Of course we accept this offer and enjoy together the fresh avocados from his tree, have a nice chat and admire his beautiful garden. He gives us plenty of fruit for the way. In May there is a big folk festival. “Don’t you want to come over?” We promise to come back. One should never refuse invitations on journeys…
Unexpected comes quite often
We start our way back to Huanuco. Once again we fight with the cold, the altitude and the rain. Alex suffers particularly because he only rides in thin trousers and without heating grips (which are definitely one of the best inventions for motorcyclists!).
It happens again: The road just broke away in front of us. A quite frightening sight. However, some Peruvians stand at the place and wave us cheerfully in the direction of a narrow path. “No problem with the motorcycles.”
I check the beginnung of the path, whereby a pick-up comes drives towards me. “It won’t be easy”, I shout to them. “But it’s feasible.”
We ride off and the path continues to turn into a demanding hiking trail. But some Peruvians, who transport some goods by foot on this way, offer their help. Many men now support the Tiger, which is slowly pushed, and held at the ugliest parts. What a feat of strength! I look at the further course and get a slight shock: The next part is almost impossible! The pick-up can’t possibly have gone up here as narrow as it is.
Now there is however no back and thus we carry the Tiger with the largest caution the following stone steps down. While I am start being mad at me to have trusted the optimistic Peruvians, another one brings the bad news: “Behind the hill here it gets even worse”.
Meanwhile the Peruvians are asking for money for their noble service. I wonder if we were sent here for this purpose in the first place.
Next is a steep, absolutely muddy slope that goes straight down. In retrospect I don’t know how, but with the combined strength of seven people, we bring the Tiger down there safely. The following river crossing is comparatively child’s play.
What a nightmare!
But all this is not enough: At the gas station of the next small village we get astonished looks. “How did you get here with your motorcycles,” asks the gas station attendant. I tell him about the muddy action, but I only get a questioning look. “Why did you do that when the road just behind this village is also gone?
It’s hard to describe with words how much my heart slipped into my pants at that moment. Anyway, I lost faith in humanity for a short moment.

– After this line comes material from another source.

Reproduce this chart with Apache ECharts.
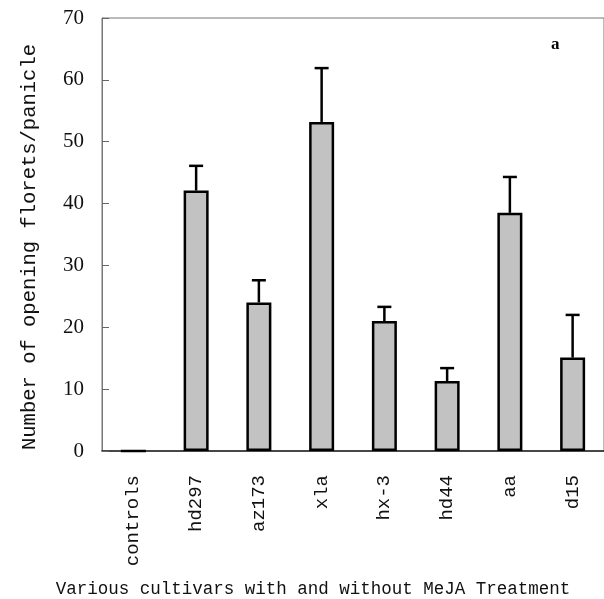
<!DOCTYPE html>
<html>
<head>
<meta charset="utf-8">
<script src="https://cdn.jsdelivr.net/npm/echarts@6/dist/echarts.min.js"></script>
<style>
  html, body { margin: 0; padding: 0; background: #fff; overflow: hidden; }
  #chart { width: 604px; height: 599px; }
</style>
</head>
<body>
<div id="chart"></div>
<script>
  // 品种名称
  var categories = ['controls', 'hd297', 'az173', 'xla', 'hx-3', 'hd44', 'aa', 'd15'];
  // 平均值
  var means = [0, 42.1, 24.0, 53.2, 21.0, 11.3, 38.5, 15.1];
  // 误差线上端
  var errTops = [0, 46.1, 27.6, 61.9, 23.3, 13.4, 44.3, 22.0];
  var yTicks = [0, 10, 20, 30, 40, 50, 60, 70];

  var monoFont = '"Liberation Mono", "DejaVu Sans Mono", monospace';
  var serifFont = '"Liberation Serif", "DejaVu Serif", serif';

  var errData = categories.map(function (c, i) {
    return [i, means[i], errTops[i]];
  });

  var myChart = echarts.init(document.getElementById('chart'), null, { renderer: 'canvas', width: 604, height: 599 });

  var option = {
    backgroundColor: '#ffffff',
    animation: false,
    grid: {
      left: 102,
      top: 18,
      width: 510,
      height: 433,
      show: true,
      borderColor: '#777',
      borderWidth: 1
    },
    xAxis: {
      type: 'category',
      data: categories,
      axisLine: { lineStyle: { color: '#222', width: 1.5 } },
      axisTick: { inside: true, length: 5, lineStyle: { color: '#666' } },
      axisLabel: {
        rotate: 90,
        margin: 24,
        fontFamily: monoFont,
        fontSize: 19,
        color: '#111'
      }
    },
    yAxis: {
      type: 'value',
      min: yTicks[0],
      max: yTicks[yTicks.length - 1],
      interval: 10,
      axisLine: { show: true, lineStyle: { color: '#777', width: 1 } },
      axisTick: { show: true, inside: true, length: 7, lineStyle: { color: '#666' } },
      axisLabel: { fontFamily: serifFont, fontSize: 21, color: '#111', margin: 18 },
      splitLine: { show: false }
    },
    series: [
      {
        type: 'bar',
        data: means,
        barWidth: 25,
        itemStyle: {
          color: '#c2c2c2',
          borderColor: '#000',
          borderWidth: 2.5
        },
        z: 2
      },
      {
        type: 'custom',
        data: errData,
        z: 3,
        renderItem: function (params, api) {
          var x = api.value(0);
          var lo = api.coord([x, api.value(1)]);
          var hi = api.coord([x, api.value(2)]);
          if (api.value(2) <= api.value(1)) {
            return null;
          }
          var cap = 7;
          var st = { stroke: '#000', lineWidth: 2.5 };
          return {
            type: 'group',
            children: [
              { type: 'line', shape: { x1: lo[0], y1: lo[1], x2: hi[0], y2: hi[1] }, style: st },
              { type: 'line', shape: { x1: hi[0] - cap, y1: hi[1], x2: hi[0] + cap, y2: hi[1] }, style: st }
            ]
          };
        }
      }
    ],
    graphic: [
      {
        type: 'text',
        x: 30,
        y: 247,
        rotation: Math.PI / 2,
        style: {
          text: 'Number of opening florets/panicle',
          font: '20.5px ' + monoFont,
          fill: '#111',
          align: 'center',
          verticalAlign: 'middle'
        }
      },
      {
        type: 'text',
        x: 313,
        y: 589,
        style: {
          text: 'Various cultivars with and without MeJA Treatment',
          font: '17.5px ' + monoFont,
          fill: '#111',
          align: 'center',
          verticalAlign: 'middle'
        }
      },
      {
        type: 'text',
        left: 551,
        top: 36,
        style: {
          text: 'a',
          font: 'bold 17px ' + serifFont,
          fill: '#000'
        }
      }
    ]
  };

  myChart.setOption(option);
</script>
</body>
</html>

Nevertheless, we set off and want to have a look at the place the next morning. The alternative footpath leads already at the beginning so steeply up the hill that it is absolutely impossible for us with the Tiger. “It takes at least two weeks until a detour is built.” But Alex has to return the motorcycle and get his flight back home. There is no other way. So Moe and Alex, again with the help of spectators, carry the small motorbike over the way. A demanding action which results in being called the loco gringos. Wise guys even say to us: “You can do that with the big motorcycle, too”. Yes, sure…
Meanwhile I look after the tiger and open our passports. Will we make it out of Peru in time if we are caught here for so long now? I wonder if there is not somewhere a route with which we can get out of this village. And indeed: There is a way that is not marked on our map. So after we have to say goodbye to Alex under completely different circumstances than we ever expected, we start again into the unknown. But this unexpected stretch turns out to be a dream road that leads us along the most beautiful mountains, the Cordillera Huayhuash. So the evil spook still has a good end.